## WHAT NEEDS TO BE DONE
Determine how many lines include the word "this", then give that number and nothing more.

━━━━━ THE DATA ━━━━━

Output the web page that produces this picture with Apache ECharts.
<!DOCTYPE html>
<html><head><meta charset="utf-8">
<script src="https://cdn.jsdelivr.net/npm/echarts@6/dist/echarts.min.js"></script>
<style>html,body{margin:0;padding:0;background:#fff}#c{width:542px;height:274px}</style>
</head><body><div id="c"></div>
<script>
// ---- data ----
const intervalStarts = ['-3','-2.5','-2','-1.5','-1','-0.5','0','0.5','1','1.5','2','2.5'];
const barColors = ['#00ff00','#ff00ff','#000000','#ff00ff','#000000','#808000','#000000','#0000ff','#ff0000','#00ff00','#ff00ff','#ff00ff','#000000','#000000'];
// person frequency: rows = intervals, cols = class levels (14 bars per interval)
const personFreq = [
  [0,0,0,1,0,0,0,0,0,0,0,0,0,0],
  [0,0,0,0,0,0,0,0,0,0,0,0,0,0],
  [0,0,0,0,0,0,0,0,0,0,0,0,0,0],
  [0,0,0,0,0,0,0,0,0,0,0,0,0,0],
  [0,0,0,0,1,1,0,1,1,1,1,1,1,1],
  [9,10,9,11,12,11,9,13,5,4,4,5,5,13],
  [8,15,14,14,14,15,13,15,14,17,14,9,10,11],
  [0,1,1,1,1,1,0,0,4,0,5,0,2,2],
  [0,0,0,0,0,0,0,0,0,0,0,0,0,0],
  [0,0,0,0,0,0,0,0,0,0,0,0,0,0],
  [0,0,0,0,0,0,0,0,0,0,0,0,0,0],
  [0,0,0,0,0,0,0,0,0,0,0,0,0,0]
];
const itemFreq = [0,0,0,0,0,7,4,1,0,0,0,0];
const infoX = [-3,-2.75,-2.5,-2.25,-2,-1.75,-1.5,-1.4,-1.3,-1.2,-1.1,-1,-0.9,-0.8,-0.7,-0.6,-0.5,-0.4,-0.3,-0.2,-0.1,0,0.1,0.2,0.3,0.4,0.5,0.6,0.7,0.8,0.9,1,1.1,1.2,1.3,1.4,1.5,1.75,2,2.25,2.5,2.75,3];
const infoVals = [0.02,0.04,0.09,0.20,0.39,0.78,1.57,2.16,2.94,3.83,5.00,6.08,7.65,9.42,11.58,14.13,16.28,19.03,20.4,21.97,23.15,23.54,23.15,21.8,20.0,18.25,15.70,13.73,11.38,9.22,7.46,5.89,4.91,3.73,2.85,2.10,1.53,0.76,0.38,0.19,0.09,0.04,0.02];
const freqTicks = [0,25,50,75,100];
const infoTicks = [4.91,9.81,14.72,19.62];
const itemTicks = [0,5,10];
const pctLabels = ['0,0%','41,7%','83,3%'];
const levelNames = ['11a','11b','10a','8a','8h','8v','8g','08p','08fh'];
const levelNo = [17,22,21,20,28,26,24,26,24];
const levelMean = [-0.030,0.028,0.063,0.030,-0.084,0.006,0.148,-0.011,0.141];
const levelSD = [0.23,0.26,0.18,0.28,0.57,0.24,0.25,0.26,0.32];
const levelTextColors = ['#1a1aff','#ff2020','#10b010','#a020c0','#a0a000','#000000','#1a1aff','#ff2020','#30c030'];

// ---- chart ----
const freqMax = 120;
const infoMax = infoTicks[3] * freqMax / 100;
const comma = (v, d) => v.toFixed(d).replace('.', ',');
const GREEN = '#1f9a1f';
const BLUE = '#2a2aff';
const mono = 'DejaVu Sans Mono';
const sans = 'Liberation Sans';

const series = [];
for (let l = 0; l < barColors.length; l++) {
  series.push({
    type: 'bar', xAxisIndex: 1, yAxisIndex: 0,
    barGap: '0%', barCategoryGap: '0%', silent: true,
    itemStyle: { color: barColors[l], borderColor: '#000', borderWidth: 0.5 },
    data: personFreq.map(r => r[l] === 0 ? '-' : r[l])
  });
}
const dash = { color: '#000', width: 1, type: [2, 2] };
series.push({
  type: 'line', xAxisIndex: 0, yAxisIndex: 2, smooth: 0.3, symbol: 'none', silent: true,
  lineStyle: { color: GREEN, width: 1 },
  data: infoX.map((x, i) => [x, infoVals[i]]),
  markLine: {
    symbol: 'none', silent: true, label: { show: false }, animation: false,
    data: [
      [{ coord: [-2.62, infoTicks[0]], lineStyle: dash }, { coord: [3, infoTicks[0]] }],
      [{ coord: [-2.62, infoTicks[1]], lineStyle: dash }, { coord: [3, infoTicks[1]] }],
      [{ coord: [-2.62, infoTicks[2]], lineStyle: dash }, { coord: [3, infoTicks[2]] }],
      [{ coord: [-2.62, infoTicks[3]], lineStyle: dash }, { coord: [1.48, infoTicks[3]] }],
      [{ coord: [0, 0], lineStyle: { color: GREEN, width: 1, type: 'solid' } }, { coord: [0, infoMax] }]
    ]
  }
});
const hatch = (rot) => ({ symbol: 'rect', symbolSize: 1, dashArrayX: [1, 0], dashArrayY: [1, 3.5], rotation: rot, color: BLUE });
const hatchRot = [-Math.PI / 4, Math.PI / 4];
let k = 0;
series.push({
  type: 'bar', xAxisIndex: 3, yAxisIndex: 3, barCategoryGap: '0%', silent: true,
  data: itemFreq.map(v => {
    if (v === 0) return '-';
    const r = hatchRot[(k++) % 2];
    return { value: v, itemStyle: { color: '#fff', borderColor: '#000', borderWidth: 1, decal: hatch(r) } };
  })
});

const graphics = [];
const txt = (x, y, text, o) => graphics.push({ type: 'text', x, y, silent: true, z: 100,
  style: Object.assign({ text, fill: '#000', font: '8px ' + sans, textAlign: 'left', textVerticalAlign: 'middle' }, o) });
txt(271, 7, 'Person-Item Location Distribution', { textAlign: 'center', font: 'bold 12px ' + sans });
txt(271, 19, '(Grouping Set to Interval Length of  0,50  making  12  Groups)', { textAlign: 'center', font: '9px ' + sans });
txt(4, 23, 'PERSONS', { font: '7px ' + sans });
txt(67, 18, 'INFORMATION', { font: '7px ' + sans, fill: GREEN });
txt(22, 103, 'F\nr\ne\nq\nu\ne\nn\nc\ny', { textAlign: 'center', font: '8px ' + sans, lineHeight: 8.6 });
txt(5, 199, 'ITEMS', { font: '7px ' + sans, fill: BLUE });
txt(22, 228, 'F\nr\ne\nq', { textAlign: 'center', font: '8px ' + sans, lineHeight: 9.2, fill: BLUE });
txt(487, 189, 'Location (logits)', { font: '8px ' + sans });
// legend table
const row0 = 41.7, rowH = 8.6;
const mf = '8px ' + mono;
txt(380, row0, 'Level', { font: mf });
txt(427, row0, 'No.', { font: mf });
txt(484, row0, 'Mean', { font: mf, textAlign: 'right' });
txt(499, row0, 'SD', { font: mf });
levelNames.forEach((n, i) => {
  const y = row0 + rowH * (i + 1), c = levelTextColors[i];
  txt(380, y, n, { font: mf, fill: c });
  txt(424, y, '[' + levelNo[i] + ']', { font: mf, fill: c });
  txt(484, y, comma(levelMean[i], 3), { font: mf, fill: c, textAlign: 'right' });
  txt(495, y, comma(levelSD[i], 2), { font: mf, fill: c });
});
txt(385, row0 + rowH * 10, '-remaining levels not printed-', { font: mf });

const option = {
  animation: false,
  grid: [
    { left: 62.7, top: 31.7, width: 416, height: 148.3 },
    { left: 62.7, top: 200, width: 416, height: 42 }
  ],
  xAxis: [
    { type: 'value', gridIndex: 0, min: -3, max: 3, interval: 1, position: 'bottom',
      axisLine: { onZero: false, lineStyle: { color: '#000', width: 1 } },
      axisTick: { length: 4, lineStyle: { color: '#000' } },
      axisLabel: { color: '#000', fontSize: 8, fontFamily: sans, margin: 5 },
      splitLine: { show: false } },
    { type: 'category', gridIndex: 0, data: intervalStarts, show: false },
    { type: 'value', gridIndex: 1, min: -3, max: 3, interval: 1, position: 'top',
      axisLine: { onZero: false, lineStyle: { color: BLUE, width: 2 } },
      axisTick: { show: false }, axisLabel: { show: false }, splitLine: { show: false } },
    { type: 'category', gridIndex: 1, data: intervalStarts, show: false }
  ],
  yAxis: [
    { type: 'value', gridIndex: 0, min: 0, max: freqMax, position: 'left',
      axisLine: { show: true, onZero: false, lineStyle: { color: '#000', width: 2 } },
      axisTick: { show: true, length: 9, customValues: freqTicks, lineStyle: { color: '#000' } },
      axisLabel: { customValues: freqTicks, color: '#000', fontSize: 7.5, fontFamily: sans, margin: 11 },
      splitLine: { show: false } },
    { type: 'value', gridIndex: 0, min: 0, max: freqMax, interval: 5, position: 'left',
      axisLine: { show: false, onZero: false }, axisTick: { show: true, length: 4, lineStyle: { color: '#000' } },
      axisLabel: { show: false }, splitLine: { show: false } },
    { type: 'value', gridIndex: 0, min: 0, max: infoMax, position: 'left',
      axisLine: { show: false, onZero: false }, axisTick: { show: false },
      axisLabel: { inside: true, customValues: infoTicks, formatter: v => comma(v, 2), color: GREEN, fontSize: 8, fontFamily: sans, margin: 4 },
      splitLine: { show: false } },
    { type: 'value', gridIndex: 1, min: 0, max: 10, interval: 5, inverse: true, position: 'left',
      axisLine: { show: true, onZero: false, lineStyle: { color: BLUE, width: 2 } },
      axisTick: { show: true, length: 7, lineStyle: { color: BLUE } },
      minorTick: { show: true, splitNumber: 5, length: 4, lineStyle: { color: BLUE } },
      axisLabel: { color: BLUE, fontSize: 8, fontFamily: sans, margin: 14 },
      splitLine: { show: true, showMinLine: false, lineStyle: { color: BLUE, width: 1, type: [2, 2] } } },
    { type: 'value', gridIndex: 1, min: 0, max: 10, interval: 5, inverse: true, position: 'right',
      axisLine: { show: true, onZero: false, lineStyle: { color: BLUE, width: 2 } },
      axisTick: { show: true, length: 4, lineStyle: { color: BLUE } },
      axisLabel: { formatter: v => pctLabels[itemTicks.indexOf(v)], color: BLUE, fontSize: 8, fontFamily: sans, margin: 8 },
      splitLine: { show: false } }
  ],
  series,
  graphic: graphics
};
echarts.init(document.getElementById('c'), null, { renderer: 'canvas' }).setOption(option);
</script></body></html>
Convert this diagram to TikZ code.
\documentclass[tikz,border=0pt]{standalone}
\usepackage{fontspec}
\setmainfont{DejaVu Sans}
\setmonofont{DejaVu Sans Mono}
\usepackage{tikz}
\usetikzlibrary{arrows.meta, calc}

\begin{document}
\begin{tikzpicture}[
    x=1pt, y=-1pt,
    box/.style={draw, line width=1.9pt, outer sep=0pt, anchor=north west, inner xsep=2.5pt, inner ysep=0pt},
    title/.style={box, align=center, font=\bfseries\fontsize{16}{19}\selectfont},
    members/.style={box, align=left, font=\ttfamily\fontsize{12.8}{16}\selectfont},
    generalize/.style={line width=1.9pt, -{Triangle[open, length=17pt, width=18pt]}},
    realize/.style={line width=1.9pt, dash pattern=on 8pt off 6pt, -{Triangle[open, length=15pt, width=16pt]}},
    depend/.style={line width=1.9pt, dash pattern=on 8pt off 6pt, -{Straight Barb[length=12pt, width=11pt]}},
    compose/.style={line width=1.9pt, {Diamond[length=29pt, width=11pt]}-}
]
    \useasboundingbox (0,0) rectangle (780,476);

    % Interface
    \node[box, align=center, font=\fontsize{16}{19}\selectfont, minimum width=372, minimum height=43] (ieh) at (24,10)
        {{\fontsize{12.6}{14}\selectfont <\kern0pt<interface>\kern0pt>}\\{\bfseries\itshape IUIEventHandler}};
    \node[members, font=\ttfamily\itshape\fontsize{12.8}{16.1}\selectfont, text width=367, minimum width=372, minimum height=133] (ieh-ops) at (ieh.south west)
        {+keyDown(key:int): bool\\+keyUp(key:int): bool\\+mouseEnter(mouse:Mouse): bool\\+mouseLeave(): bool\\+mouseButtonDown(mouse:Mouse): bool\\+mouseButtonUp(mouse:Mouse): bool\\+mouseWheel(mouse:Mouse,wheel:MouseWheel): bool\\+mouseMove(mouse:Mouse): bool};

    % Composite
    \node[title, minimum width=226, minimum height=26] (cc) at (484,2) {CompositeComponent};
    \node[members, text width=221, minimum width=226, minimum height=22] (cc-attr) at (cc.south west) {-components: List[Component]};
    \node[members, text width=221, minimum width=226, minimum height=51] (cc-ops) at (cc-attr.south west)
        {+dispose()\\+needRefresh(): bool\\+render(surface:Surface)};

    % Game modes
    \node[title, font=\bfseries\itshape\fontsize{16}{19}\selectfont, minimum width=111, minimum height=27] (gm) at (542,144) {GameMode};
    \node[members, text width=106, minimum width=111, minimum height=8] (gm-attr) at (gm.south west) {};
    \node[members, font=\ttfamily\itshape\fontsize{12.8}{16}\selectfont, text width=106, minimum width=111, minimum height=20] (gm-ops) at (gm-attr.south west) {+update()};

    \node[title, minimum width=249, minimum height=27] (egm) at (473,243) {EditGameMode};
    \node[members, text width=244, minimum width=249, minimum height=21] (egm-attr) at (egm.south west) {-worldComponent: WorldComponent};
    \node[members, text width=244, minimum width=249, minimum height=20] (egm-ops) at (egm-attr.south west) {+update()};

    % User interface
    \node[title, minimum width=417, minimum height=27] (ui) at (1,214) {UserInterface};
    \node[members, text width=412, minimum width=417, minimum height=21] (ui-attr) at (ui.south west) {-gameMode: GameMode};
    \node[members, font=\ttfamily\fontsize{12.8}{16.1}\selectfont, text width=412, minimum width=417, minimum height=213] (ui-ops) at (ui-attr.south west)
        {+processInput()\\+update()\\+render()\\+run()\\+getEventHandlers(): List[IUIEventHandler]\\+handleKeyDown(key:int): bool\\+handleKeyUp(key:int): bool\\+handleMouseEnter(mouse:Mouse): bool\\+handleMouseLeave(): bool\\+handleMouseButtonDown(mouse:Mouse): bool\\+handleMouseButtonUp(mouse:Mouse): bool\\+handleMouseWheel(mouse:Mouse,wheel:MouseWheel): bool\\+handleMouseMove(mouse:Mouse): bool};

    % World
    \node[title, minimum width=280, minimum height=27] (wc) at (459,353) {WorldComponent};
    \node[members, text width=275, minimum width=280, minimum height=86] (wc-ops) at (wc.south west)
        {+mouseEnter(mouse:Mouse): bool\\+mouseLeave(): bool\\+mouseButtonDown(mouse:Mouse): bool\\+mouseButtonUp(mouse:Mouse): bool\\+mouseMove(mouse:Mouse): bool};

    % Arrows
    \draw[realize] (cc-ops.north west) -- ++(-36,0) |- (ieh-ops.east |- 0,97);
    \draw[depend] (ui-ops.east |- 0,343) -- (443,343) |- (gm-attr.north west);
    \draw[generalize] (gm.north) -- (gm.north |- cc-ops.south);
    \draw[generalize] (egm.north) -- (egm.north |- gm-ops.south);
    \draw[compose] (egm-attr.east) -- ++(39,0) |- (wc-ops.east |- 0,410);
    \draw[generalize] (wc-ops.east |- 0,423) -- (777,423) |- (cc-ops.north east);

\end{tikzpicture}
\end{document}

━━━━━

## WRITTEN SOLUTION
2